A Bethesda business may have to remove a giant blue skateboard hanging outside its Fairmont Avenue skate and scooter shop after the county threatened fines if it didn’t.

Kaare Wieneke and Tyson Plumbtree, the owners of Bethesda Scooters and Boards, said they received a violation notice this month informing them they’d have to obtain a permit or remove the skateboard by May 10. Specifically, the notice says the skateboard is considered a sign and that it requires a permit. The business faces one or more $500 fines for not complying.

Frank DeLange, the county zoning investigator who issued the violation, said the zoning department was made aware of the skateboard after someone filed a complaint. “We don’t ride around looking for things, but someone filed a formal inquiry with our office, so we were obligated to look at it,” DeLange said.

The owners said they have not received any complaints about the skateboard.

Wieneke admits he never sought county approval before installing the approximately 70 pound, 8-foot-long blue skateboard on the storefront. He considers the skateboard to be art, not a sign. “It doesn’t even have our name on it,” Wieneke said.

DeLange said that because the skateboard is a symbol of a product they sell, it’s considered advertising and therefore a sign, which requires a permit. He said the owners can attempt to obtain a permit, but he’s not sure it would be approved because it may be too large for the building.

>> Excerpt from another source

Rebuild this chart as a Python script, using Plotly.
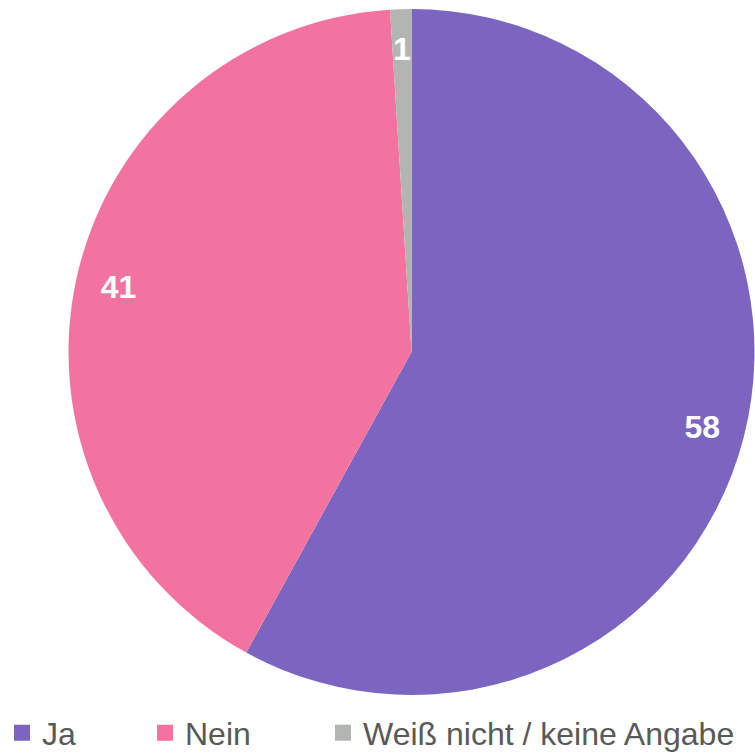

Wieneke and Plumbtree said hundreds of people have taken pictures under the skateboard since it was installed in March. They said they would be willing to remove the skateboard if the town builds a skate park in Bethesda or if the community wants them to take it down. Otherwise, they plan to contest any fines they receive in court.

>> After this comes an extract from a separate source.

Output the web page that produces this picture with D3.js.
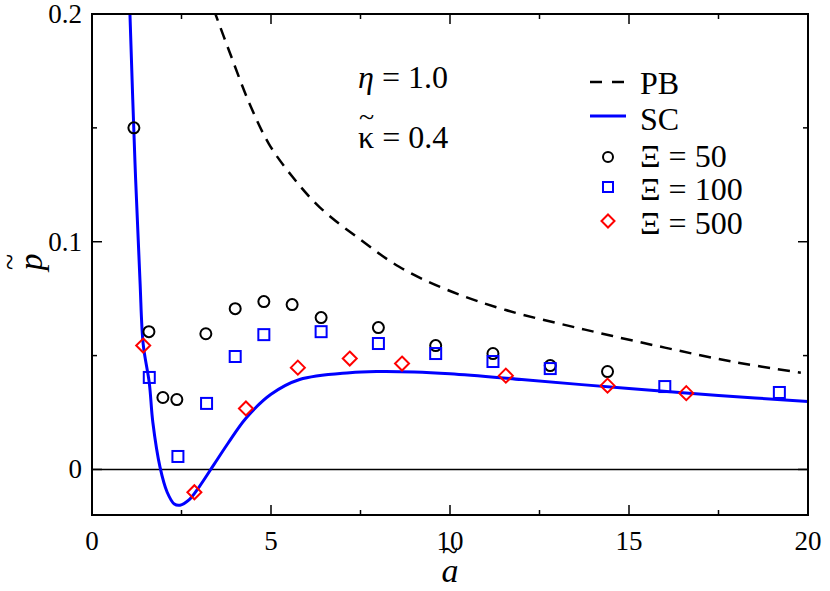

“I want to raise awareness that kids in Bethesda don’t have a skate park,” Wieneke said.

The county has a number of restrictions on signs, including where they can be placed and how large they can be, and measures to make sure they’re safe.

Wieneke said the skateboard was built to withstand hurricane-force winds, but that he’s now bringing in a structural engineer to look at the sign to ensure that it’s safe. “That way, I have everything in line if I try to get it approved,” Wieneke added. The sign was constructed out of plastic foam and then encased in a layer of concrete and covered in sparkly blue paint, Wieneke said. He said he spent $600 on the paint alone.

DeLange said the skateboard isn’t a safety issue.

Bethesda Scooter and Boards opened at its Woodmont Triangle location last spring after getting its start as a pop-up store across the street.